Si la prise de vue est une gestuelle qui s’apprend, l’image est un langage qui s’acquiert. Ce programme permet aux enfants de croiser pratique photographique et décryptage des clichés qu’ils créent pour mieux appréhender le flot d’images qui font désormais partie de leur quotidien.
Quelles particularités de l'art photographique ?
La photographie est aujourd’hui accessible à tous et toutes et omniprésente dans nos environnements. Nous invitons les enfants à avoir une pratique artistique de ce medium et à se rendre compte que c’est la vision et la démarche de l’artiste qui permettent de produire des images fortes et singulières susceptibles de toucher les gens et de raconter des choses.

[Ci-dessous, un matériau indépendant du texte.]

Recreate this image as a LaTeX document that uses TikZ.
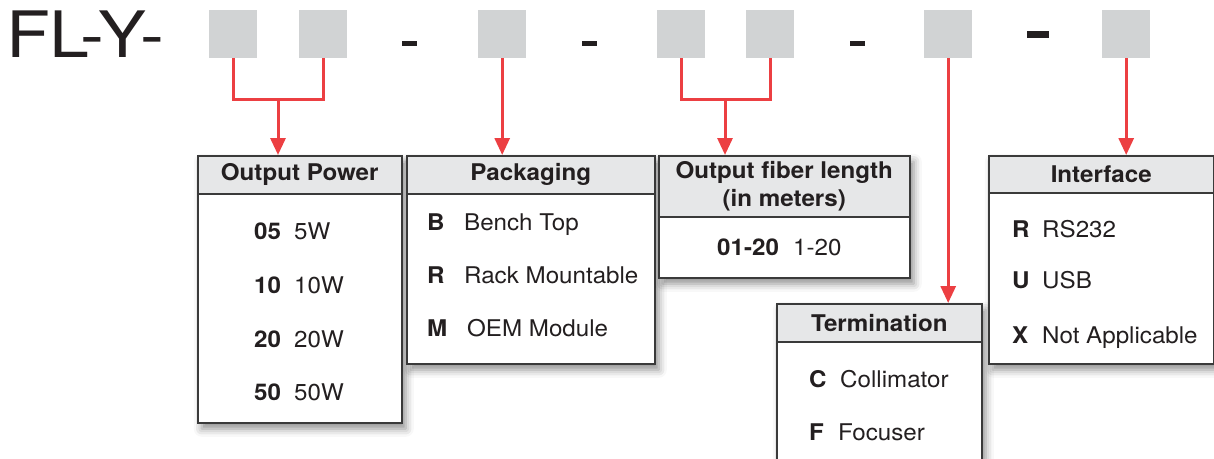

Comment stimuler la créativité ?
À mon sens, les enfants sont plutôt curieux et créatifs mais ce que nous essayons de développer chez eux est leur capacité d’analyse et de réflexion autour de leurs pratiques créatives et de ce qui en ressort. Pourquoi et comment j’ai réalisé cette image ? Pourquoi et comment je peux la partager avec d’autres ? En ce sens, la finalisation du projet par une exposition collective à la Maison Doisneau et la publication d’un magazine est essentielle dans notre démarche.
AU PROGRAMME
Dans les programmes de l’école élémentaire, l’expérimentation est au cœur de la discipline : « l’enseignement des arts plastiques développe particulièrement le potentiel d’invention des élèves, au sein de situations ouvertes favorisant l’autonomie, l’initiative et le recul critique. » Les démarches de projet et de questionnement y sont privilégiées. Pour Émeline Reverdiau, conseillère pédagogique en arts plastiques du Val-de-Marne, il s’agit entre autres « de développer le langage esthétique et l’imaginaire, d’autoriser l’enfant à s’exprimer, de concert avec un étayage par des rencontres et références artistiques ». Selon elle, plus largement, l’art permet de « développer la singularité des personnes, ce qui fait de nous des êtres sensibles, capables d’avoir un avis éclairé et ouvert ».
RESSOURCES
« La photographie, reflet d’une vision d’un monde » propose des exemples de projets, des références d’artistes, des liens pour aborder l’aspect historique. Des pistes disponibles sur le site eduscol.education.fr De même, les enseignantes et enseignants désireux de mettre en place un projet autour de la photo peuvent s’inspirer des propositions du site de l’OCCE « Pratique de la photo à l’école ».